We boarded the train and shortly departed, passing the former goods shed which was now in use as a play barn and also an engine shed for the 2' gauge stock.

 Behind the shed. some rolling stock was being stored, including another plate frame Simplex in its original condition.

After passing behind the model funfair, we set off up the Exe Valley with the 7¼" railway running alongside.

 We then turned to the left, revealing the picnic area beside the river.

 Entering the balloon loop, we paused at Riverside Halt to be given a short history of the mainline railway and the station site on which the Centre is built.

We then returned along the original line to arrive back at the main station.

After running round the train, the loco prepared for another departure. The services run quite frequently and the entry ticket permits as many journeys on the railway as you wish.

Beside the 2' gauge station, is the station for the 7¼" railway - which again ran virtually continuously regardless of the number of passengers.
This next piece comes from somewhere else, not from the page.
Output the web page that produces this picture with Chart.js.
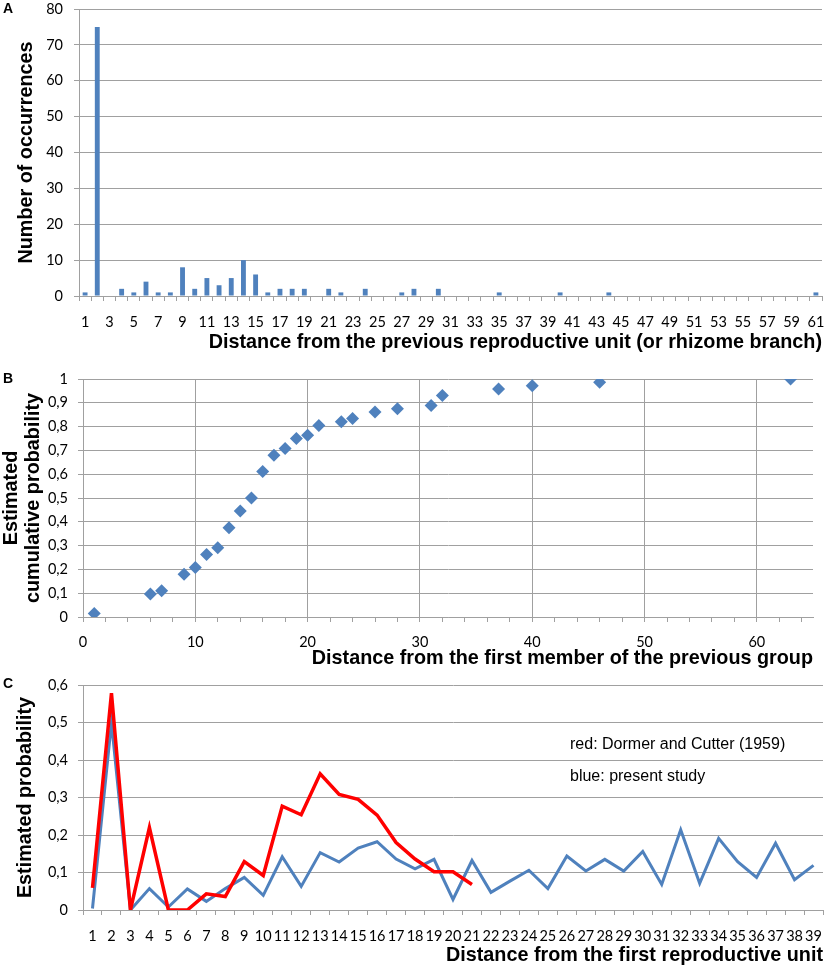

I was particularly interested in viewing the Centre's collection of small industrial diesels, as I was in the process of finishing off a 16mm scale model of a plate frame Simplex. Having discussed this with one of the staff, I was given a private tour to see their unmodified Simplex, so I could take some photos of its finer details.

Other examples of locos are on public display, such as this 1966 Simplex.....

..... this 1939 Hibberd......

.... and these Hudson skips.

I took a great number of closeup photos of many of the exhibits to act as inspiration for my modelling (see Peckforton Light Railway). Of great interest to me was the collection of model railways which were housed in a BR Mk1 carriage beside the original station building, in which is located the Centre's cafe. The standard of modelling was high, and a range of scales was impressive. What impressed me even more was that, unlike other model railway displays I have visited, every button pressed resulted in a working model.

The models on display ranged from 00 modern image.......

.... through Thomas the Tank Engine ..........

...... to representations of miniature railways........

...... narrow gauge .........

 ...... and a minimum gauge estate railway.

 They even house what for me is the foremost 2mm finescale model - Chiltern Green.

 (Apologies for the quality of these photos, they are extracted from video recordings)

There are more railway layouts than is depicted here. Unfortunately, I was pressed for time as we were passing through on our way down to Cornwall and so I was unable to spend as long as I would have wished exploring the rest of the Centre to the full. Sounds to me like a jolly good reason for a return visit, which I will relish.